JOHN Doran says that, by nature, he is inclined not to over-hype things. But despite all the objectivity, the Roc Oil chief executive officer views this summer’s drilling program in the Perth Basin as vitally important for a significant part of the Australian oil industry.
This is due to the number of small companies involved, he says.
Dr Doran can’t recall any time in the past 20 years when an offshore drilling program involved so many small Australian companies.
“If we have success, it will radically and fundamentally change some of these companies, including Roc,” he says.
Roc is the operator of a potential eight-well program in two prospective and adjacent permits (WA 286P and TP/15) immediately off the Dongara coast, thought to contain a possible 725 million barrels of oil in place.
TP/15 adjoins the onshore permits containing the Hovea oil field and the recent Jingemia oil find.
If the three early wells in these permits – Cliff Head-3, Twin Lions-1 and Mentelle – are successful, Roc will spend $12 million in the Perth Basin in the coming year.
“Along with the UK, the Perth Basin is a most important area to us. We are hoping it will be a cornerstone of our growth,” Dr Doran says.
Australian Worldwide Energy managing director Bruce Phillips views his company’s Perth Basin acreage similarly – including three adjacent permits, with oil finds already in two of these.
“We rate this as a close second to our BassGas interests,” Mr Phillips says.
“It’s an extremely important cornerstone, as we have arguably the biggest net position in the most prospective part of the basin.”
Ted Ellyard, managing director of Hardman Resources and chairman of smaller Perth Basin player Bounty Oil and Gas, ranks the Perth Basin as “number two” in Hardman’s portfolio, after the company’s two major Mauritania oil discoveries.
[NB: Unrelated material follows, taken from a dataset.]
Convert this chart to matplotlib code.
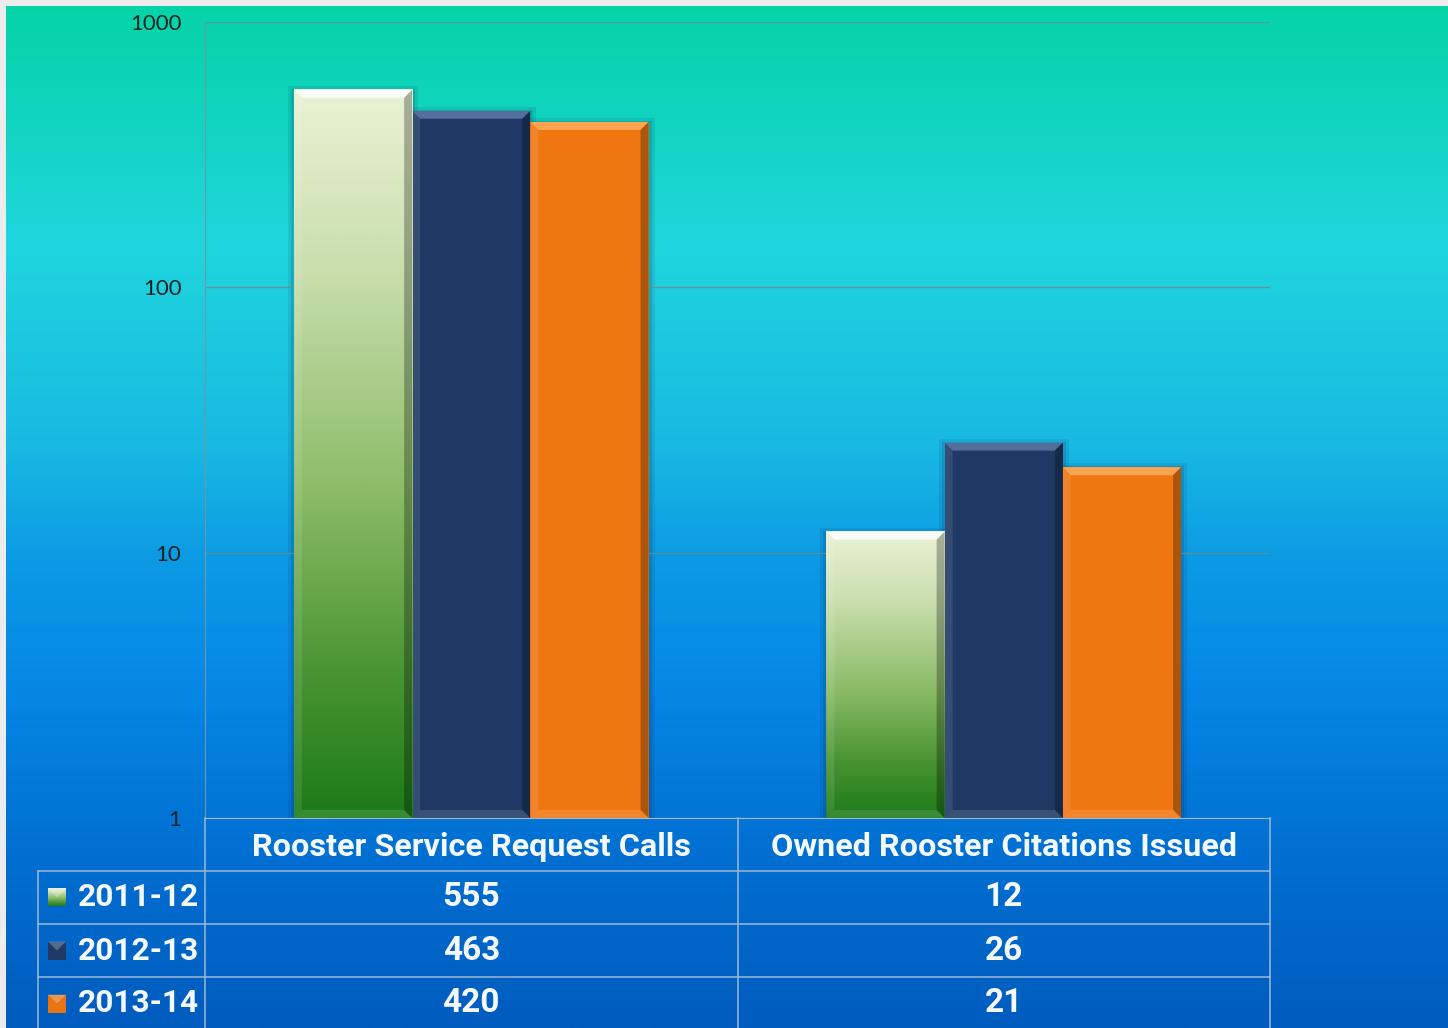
import numpy as np
import matplotlib
matplotlib.use("Agg")
import matplotlib.pyplot as plt
from matplotlib import font_manager
from matplotlib.colors import LinearSegmentedColormap
from matplotlib.patches import Polygon, Rectangle

# ---------------- data ----------------
categories = ["Rooster Service Request Calls", "Owned Rooster Citations Issued"]
series_names = ["2011-12", "2012-13", "2013-14"]
values_2011_12 = [555, 12]
values_2012_13 = [463, 26]
values_2013_14 = [420, 21]
yticks = [1, 10, 100, 1000]
ytick_labels = ["1", "10", "100", "1000"]

series_values = [values_2011_12, values_2012_13, values_2013_14]
series_colors = ["#5a9a3c", "#1f3964", "#f07612"]

# ---------------- fonts ----------------
avail = {f.name for f in font_manager.fontManager.ttflist}
if "Roboto" in avail:
    tfont = "Roboto"
else:
    tfont = "Lato"
tick_font = "Lato" if "Lato" in avail else "DejaVu Sans"

W, H = 1448, 1028
fig = plt.figure(figsize=(W / 100, H / 100), dpi=100)

# ---------------- background ----------------
bg = fig.add_axes([0, 0, 1, 1], zorder=0)
bg.set_xlim(0, W)
bg.set_ylim(0, H)
bg.axis("off")
bg.add_patch(Rectangle((0, 0), W, H, color="#ececec", zorder=0))
stops_y = [6, 243, 450, 560, 682, 850, 1028]
stops_c = ["#05d3a7", "#20d6de", "#18b8e2", "#0c9ae4", "#0688e6", "#0070d2", "#005cbe"]
bg_cmap = LinearSegmentedColormap.from_list(
    "bg", [((y - 6) / (1028 - 6), c) for y, c in zip(stops_y, stops_c)])
grad = np.linspace(0, 1, 512).reshape(-1, 1)
bg.imshow(grad, cmap=bg_cmap, extent=[6, W, 0, H - 6], aspect="auto",
          origin="upper", zorder=1, interpolation="bilinear")
bg.set_xlim(0, W)
bg.set_ylim(0, H)

# ---------------- main axes ----------------
ax_left, ax_right, ax_top, ax_bot = 205, 1270, 22, 818
ax = fig.add_axes([ax_left / W, (H - ax_bot) / H, (ax_right - ax_left) / W,
                   (ax_bot - ax_top) / H], zorder=1)
ax.patch.set_alpha(0)
ax.set_yscale("log")
ax.set_ylim(1, 1000)
ax.set_xlim(-0.5, 1.5)
ax.set_yticks(yticks, ytick_labels)
ax.yaxis.set_minor_locator(matplotlib.ticker.NullLocator())
ax.set_xticks([])
ax.tick_params(axis="y", length=0, pad=17, labelsize=16, labelcolor="#0d2424")
for lab in ax.get_yticklabels():
    lab.set_fontfamily(tick_font)
ax.yaxis.grid(True, color="#5f8f98", lw=1.0, alpha=0.85)
ax.set_axisbelow(True)
for s in ["top", "right"]:
    ax.spines[s].set_visible(False)
ax.spines["left"].set_color("#6f98a2")
ax.spines["bottom"].set_color("#a0b8d0")

x = np.arange(len(categories))
width = 0.222
bar_groups = []
for i, (vals, col) in enumerate(zip(series_values, series_colors)):
    bars = ax.bar(x + (i - 1) * width, vals, width, color=col, linewidth=0, zorder=3)
    bar_groups.append(bars)

# ---------------- overlay (pixel coords) ----------------
ov = fig.add_axes([0, 0, 1, 1], zorder=2)
ov.patch.set_alpha(0)
ov.axis("off")

green_cmap = LinearSegmentedColormap.from_list(
    "g", [(0, "#eaf2d6"), (0.25, "#c8deac"), (0.55, "#8cbc68"), (0.8, "#4a9434"), (1, "#1c7a18")])

light = {0: ("#ffffff", 0.8), 1: ("#6a86b4", 0.7), 2: ("#fbb060", 0.8)}
b = 8
for i, bars in enumerate(bar_groups):
    for p in bars:
        xl = p.get_x()
        xr = xl + p.get_width()
        X0, Y0 = ax.transData.transform((xl, 1))
        X1, Y1 = ax.transData.transform((xr, p.get_height()))
        # soft shadow behind
        for k, a in [(6, 0.10), (3, 0.15)]:
            bg.add_patch(Rectangle((X0 - k, Y0), X1 - X0 + 2 * k, Y1 - Y0 + k - 2,
                                   color="#062a5a", alpha=a, lw=0, zorder=2))
        if i == 0:
            ov.imshow(grad, cmap=green_cmap, extent=[X0, X1, Y0, Y1], aspect="auto",
                      origin="upper", zorder=1, interpolation="bilinear")
        lc, la = light[i]
        ov.add_patch(Polygon([(X0, Y1), (X1, Y1), (X1 - b, Y1 - b), (X0 + b, Y1 - b)],
                             closed=True, color=lc, alpha=la, lw=0, zorder=2))
        ov.add_patch(Polygon([(X1, Y1), (X1, Y0), (X1 - b, Y0 + b), (X1 - b, Y1 - b)],
                             closed=True, color="#000000", alpha=0.28, lw=0, zorder=2))
        ov.add_patch(Polygon([(X0, Y1), (X0 + b, Y1 - b), (X0 + b, Y0 + b), (X0, Y0)],
                             closed=True, color="#ffffff", alpha=0.10, lw=0, zorder=2))
        ov.add_patch(Polygon([(X0, Y0), (X1, Y0), (X1 - b, Y0 + b), (X0 + b, Y0 + b)],
                             closed=True, color="#ffffff", alpha=0.12, lw=0, zorder=2))

# ---------------- data table ----------------
line_c = "#9fb8d4"
Xl = 38
Xa = ax.transData.transform((-0.5, 1))[0]
Xm = ax.transData.transform((0.5, 1))[0]
Xb = ax.transData.transform((1.5, 1))[0]
Ytop = H - ax_bot
rh = 53
row_lines = [Ytop - rh * (k + 1) for k in range(len(series_names))]
for yl in row_lines:
    ov.plot([Xl, Xb], [yl, yl], color=line_c, lw=1.1, zorder=3)
ov.plot([Xl, Xl], [row_lines[0], 0], color=line_c, lw=1.1, zorder=3)
for xv in [Xa, Xm, Xb]:
    ov.plot([xv, xv], [Ytop, 0], color=line_c, lw=1.1, zorder=3)

txt_c = "#f4f8ff"
for j, cat in enumerate(categories):
    cx = ax.transData.transform((x[j], 1))[0]
    ov.text(cx, Ytop - rh / 2 - 2, cat, ha="center", va="center", color=txt_c,
            fontsize=23.3, fontweight="bold", family=tfont, zorder=4)
    for i, vals in enumerate(series_values):
        ov.text(cx, Ytop - rh * (i + 1.5), str(vals[j]), ha="center", va="center",
                color=txt_c, fontsize=24, fontweight="bold", family=tfont, zorder=4)

key_cols = [None, "#1f3964", "#e87414"]
for i, name in enumerate(series_names):
    yc = Ytop - rh * (i + 1.5)
    if i == 0:
        ov.imshow(grad, cmap=green_cmap, extent=[48, 66, yc - 9, yc + 9], aspect="auto",
                  origin="upper", zorder=3)
    else:
        ov.add_patch(Rectangle((48, yc - 9), 18, 18, color=key_cols[i], lw=0, zorder=3))
    ov.add_patch(Polygon([(48, yc + 9), (66, yc + 9), (57, yc)], closed=True,
                         color="#ffffff", alpha=0.25, lw=0, zorder=3.5))
    ov.text(78, yc, name, ha="left", va="center", color=txt_c, fontsize=22.8,
            fontweight="bold", family=tfont, zorder=4)

ov.set_xlim(0, W)
ov.set_ylim(0, H)

fig.savefig("out.png", dpi=100)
Hardman, which will be producing from Jingemia come February, is not interested in giving up its 30 per cent in TP/15.
Bounty managing director Tom Fontaine believes his company is in a good position in the basin.
Even if TP/15, which would provide great leverage, does not prove successful, Bounty is keen on the planned onshore Leafcutter, and further acreage coming up next year.
Norwest Energy chief executive officer Ivan Burgess is acutely aware the company’s short-term fortunes are significantly tied to the WA 286P and TP/15 outcomes.
Norwest stands to gain the most leverage out of these permits, and with interests in five Perth Basin permits, would welcome the boost.
But Dr Doran is keen to offer caution.
“If it turns out to be disappointing we’ll be bruised but not badly damaged,” he says. “Despite the temptation towards high expectations of success, the reality is this is an appraisal program and not without risk.”